Dynamic Interference Mitigation for Generalized Partially Connected Quasi-static MIMO Interference Channel

TL;DR

This paper introduces a novel interference mitigation scheme for partially connected MIMO interference channels, significantly increasing degrees of freedom and system performance by exploiting partial connectivity.

Contribution

It proposes a new interference mitigation method that leverages partial connectivity to extend interference alignment feasibility in MIMO networks.

Findings

Significant increase in system DoF in symmetric partially connected MIMO networks.

The proposed scheme outperforms baseline methods in simulations.
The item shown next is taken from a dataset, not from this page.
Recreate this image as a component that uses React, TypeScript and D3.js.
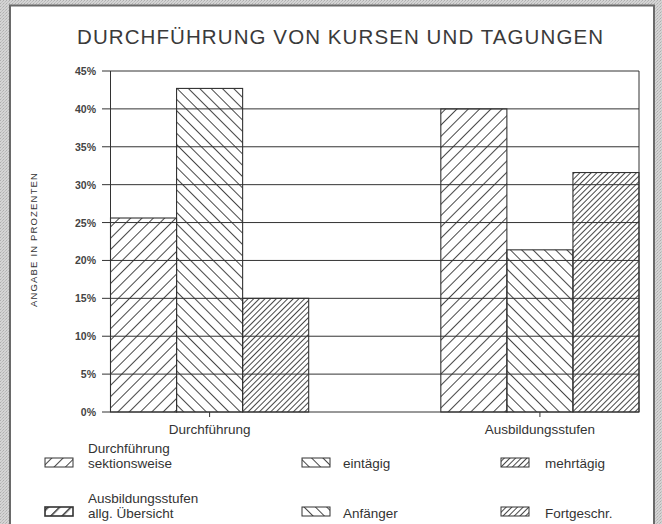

Achieves notable performance gains in randomly connected interference networks.

Abstract

Recent works on MIMO interference channels have shown that interference alignment can significantly increase the achievable degrees of freedom (DoF) of the network. However, most of these works have assumed a fully connected interference graph. In this paper, we investigate how the partial connectivity can be exploited to enhance system performance in MIMO interference networks. We propose a novel interference mitigation scheme which introduces constraints for the signal subspaces of the precoders and decorrelators to mitigate "many" interference nulling constraints at a cost of "little" freedoms in precoder and decorrelator design so as to extend the feasibility region of the interference alignment scheme. Our analysis shows that the proposed algorithm can significantly increase system DoF in symmetric partially connected MIMO interference networks. We also compare the performance of the proposed scheme with various baselines and show via simulations that the proposed algorithms could achieve significant gain in the system performance of randomly connected interference networks.